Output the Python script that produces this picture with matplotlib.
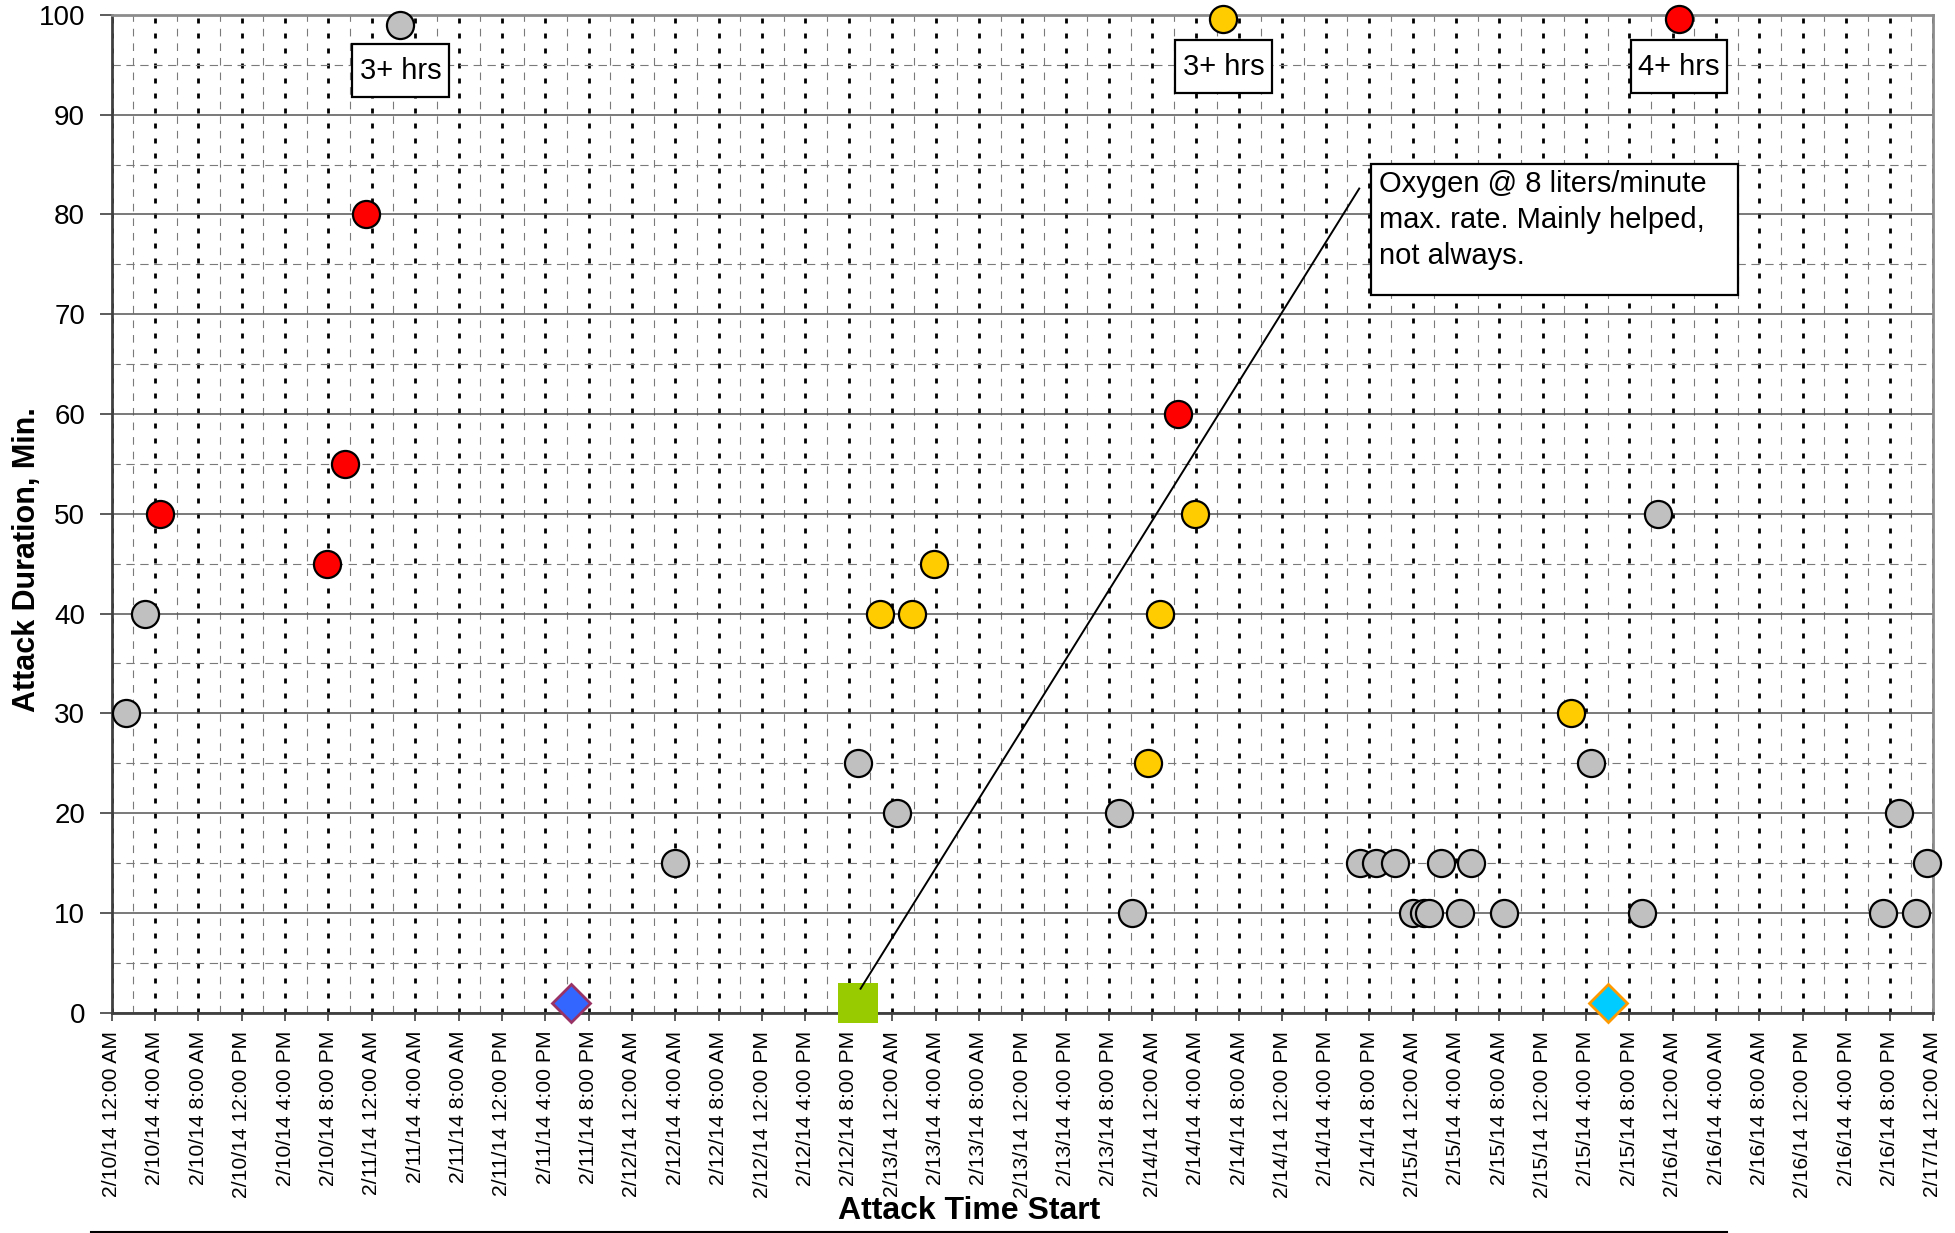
import matplotlib
matplotlib.use("Agg")
import matplotlib.pyplot as plt
import matplotlib.dates as mdates
from matplotlib.lines import Line2D
from matplotlib.patches import Rectangle
from matplotlib.ticker import FuncFormatter, MultipleLocator
import pandas as pd

plt.rcParams['font.family'] = ['Liberation Sans', 'DejaVu Sans']
plt.rcParams['lines.scale_dashes'] = False

# attacks with no special treatment (grey)
grey_times = ["2/10/14 01:20", "2/10/14 03:05", "2/11/14 02:35", "2/12/14 04:00",
              "2/12/14 20:50", "2/13/14 00:25", "2/13/14 20:55", "2/13/14 22:10",
              "2/14/14 19:10", "2/14/14 20:40", "2/14/14 22:25", "2/15/14 00:00",
              "2/15/14 01:05", "2/15/14 01:30", "2/15/14 02:40", "2/15/14 04:20",
              "2/15/14 05:25", "2/15/14 08:25", "2/15/14 16:25", "2/15/14 21:10",
              "2/15/14 22:40", "2/16/14 19:25", "2/16/14 20:55", "2/16/14 22:25",
              "2/16/14 23:25"]
grey_mins = [30, 40, 99, 15, 25, 20, 20, 10, 15, 15, 15, 10, 10, 10, 15, 10,
             15, 10, 25, 10, 50, 10, 20, 10, 15]

red_times = ["2/10/14 04:25", "2/10/14 19:50", "2/10/14 21:30", "2/10/14 23:30",
             "2/14/14 02:20", "2/16/14 00:35"]
red_mins = [50, 45, 55, 80, 60, 99.6]

yellow_times = ["2/12/14 22:50", "2/13/14 01:50", "2/13/14 03:50", "2/13/14 23:35",
                "2/14/14 00:40", "2/14/14 03:55", "2/14/14 06:30", "2/15/14 14:35"]
yellow_mins = [40, 40, 45, 25, 40, 50, 99.6, 30]

# single events drawn on the baseline
blue_time, blue_val = "2/11/14 18:20", 1
green_time, green_val = "2/12/14 20:50", 1
cyan_time, cyan_val = "2/15/14 18:00", 1


def t(s):
    return pd.to_datetime(s, format="%m/%d/%y %H:%M")


def fmt_date(x, pos):
    d = mdates.num2date(x)
    h = d.hour % 12
    if h == 0:
        h = 12
    ampm = "AM" if d.hour < 12 else "PM"
    return "%d/%d/%s %d:%02d %s" % (d.month, d.day, d.strftime("%y"), h, d.minute, ampm)


def hrs_box(ax, when, y, label):
    # white box with a black border, sized like the original callouts
    c = mdates.date2num(t(when))
    w = 8.9 / 24.0
    ax.add_patch(Rectangle((c - w / 2, y - 2.65), w, 5.3, facecolor='white',
                           edgecolor='black', linewidth=1.6, zorder=6))
    ax.text(c, y, label, fontsize=21, ha='center', va='center', zorder=7)


fig = plt.figure(figsize=(19.55, 12.33), dpi=100)
ax = fig.add_axes([0.0571, 0.1787, 0.9316, 0.8092])

circle = dict(marker='o', linestyle='none', markersize=19.5, markeredgecolor='black',
              markeredgewidth=1.6, clip_on=False, zorder=5)
ax.plot([t(s) for s in grey_times], grey_mins, markerfacecolor='#C0C0C0', **circle)
ax.plot([t(s) for s in red_times], red_mins, markerfacecolor='#FF0000', **circle)
ax.plot([t(s) for s in yellow_times], yellow_mins, markerfacecolor='#FFCC00', **circle)

ax.plot([t(blue_time)], [blue_val], marker='D', linestyle='none', markersize=19.5,
        markerfacecolor='#3366FF', markeredgecolor='#993366', markeredgewidth=2,
        clip_on=False, zorder=5)
ax.plot([t(cyan_time)], [cyan_val], marker='D', linestyle='none', markersize=19.5,
        markerfacecolor='#00CCFF', markeredgecolor='#FF9900', markeredgewidth=2,
        clip_on=False, zorder=5)
ax.plot([t(green_time)], [green_val], marker='s', linestyle='none', markersize=29,
        markerfacecolor='#99CC00', markeredgewidth=0, clip_on=False, zorder=5)

ax.set_xlim(t("2/10/14 00:00"), t("2/17/14 00:00"))
ax.set_ylim(0, 100)

ax.xaxis.set_major_locator(mdates.HourLocator(byhour=range(0, 24, 4)))
ax.xaxis.set_minor_locator(mdates.HourLocator(byhour=range(2, 24, 4)))
ax.xaxis.set_major_formatter(FuncFormatter(fmt_date))
ax.yaxis.set_major_locator(MultipleLocator(10))
ax.yaxis.set_minor_locator(MultipleLocator(5))

ax.tick_params(axis='x', which='major', labelsize=15.2, labelrotation=90, length=6,
               width=1.2, color='#404040', pad=7)
ax.tick_params(axis='y', which='major', labelsize=20, length=9, width=1.2,
               color='#404040', pad=10)
ax.tick_params(which='minor', length=0)

ax.set_axisbelow(True)
ax.grid(which='major', axis='x', color='black', linewidth=2.0, linestyle=(0, (3.6, 7.2)))
ax.grid(which='minor', axis='x', color='#7A7A7A', linewidth=0.8, linestyle=(0, (5.5, 5)))
ax.grid(which='major', axis='y', color='#555555', linewidth=1.1, linestyle='-')
ax.grid(which='minor', axis='y', color='#7A7A7A', linewidth=0.8, linestyle=(0, (6, 4)))

for side in ['left', 'bottom']:
    ax.spines[side].set_color('#404040')
    ax.spines[side].set_linewidth(2)
for side in ['top', 'right']:
    ax.spines[side].set_color('#8C8C8C')
    ax.spines[side].set_linewidth(2)

# duration labels for the attacks that went off the chart
hrs_box(ax, "2/11/14 02:40", 94.4, "3+ hrs")
hrs_box(ax, "2/14/14 06:35", 94.8, "3+ hrs")
hrs_box(ax, "2/16/14 00:35", 94.8, "4+ hrs")

# oxygen callout
ax.plot([t("2/12/14 21:05"), t("2/14/14 19:05")], [2.4, 82.6], color='black',
        linewidth=1.4, zorder=6)
x0 = mdates.date2num(t("2/14/14 20:12"))
x1 = mdates.date2num(t("2/16/14 06:00"))
ax.add_patch(Rectangle((x0, 71.9), x1 - x0, 85.1 - 71.9, facecolor='white',
                       edgecolor='black', linewidth=1.6, zorder=6))
ax.text(t("2/14/14 20:55"), 84.5, "Oxygen @ 8 liters/minute\nmax. rate. Mainly helped,\nnot always.",
        fontsize=21, ha='left', va='top', linespacing=1.37, zorder=7)

fig.text(0.4956, 0.0178, "Attack Time Start", fontsize=23, fontweight='bold',
         ha='center', va='center')
fig.text(0.0138, 0.5458, "Attack Duration, Min.", fontsize=22, fontweight='bold',
         rotation=90, ha='center', va='center')

fig.add_artist(Line2D([0.0465, 0.8834], [0.0012, 0.0012], color='black', linewidth=1.5))

fig.savefig("out.png", dpi=100)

____

- Instructions to follow: Copy nothing but the lines from the top of the data down to the line containing "15, 10, 25, 10, 50, 10, 20, 10, 15]", and leave the pictures out.

- Exercise result:
Output the Python script that produces this picture with matplotlib.
import matplotlib
matplotlib.use("Agg")
import matplotlib.pyplot as plt
import matplotlib.dates as mdates
from matplotlib.lines import Line2D
from matplotlib.patches import Rectangle
from matplotlib.ticker import FuncFormatter, MultipleLocator
import pandas as pd

plt.rcParams['font.family'] = ['Liberation Sans', 'DejaVu Sans']
plt.rcParams['lines.scale_dashes'] = False

# attacks with no special treatment (grey)
grey_times = ["2/10/14 01:20", "2/10/14 03:05", "2/11/14 02:35", "2/12/14 04:00",
              "2/12/14 20:50", "2/13/14 00:25", "2/13/14 20:55", "2/13/14 22:10",
              "2/14/14 19:10", "2/14/14 20:40", "2/14/14 22:25", "2/15/14 00:00",
              "2/15/14 01:05", "2/15/14 01:30", "2/15/14 02:40", "2/15/14 04:20",
              "2/15/14 05:25", "2/15/14 08:25", "2/15/14 16:25", "2/15/14 21:10",
              "2/15/14 22:40", "2/16/14 19:25", "2/16/14 20:55", "2/16/14 22:25",
              "2/16/14 23:25"]
grey_mins = [30, 40, 99, 15, 25, 20, 20, 10, 15, 15, 15, 10, 10, 10, 15, 10,
             15, 10, 25, 10, 50, 10, 20, 10, 15]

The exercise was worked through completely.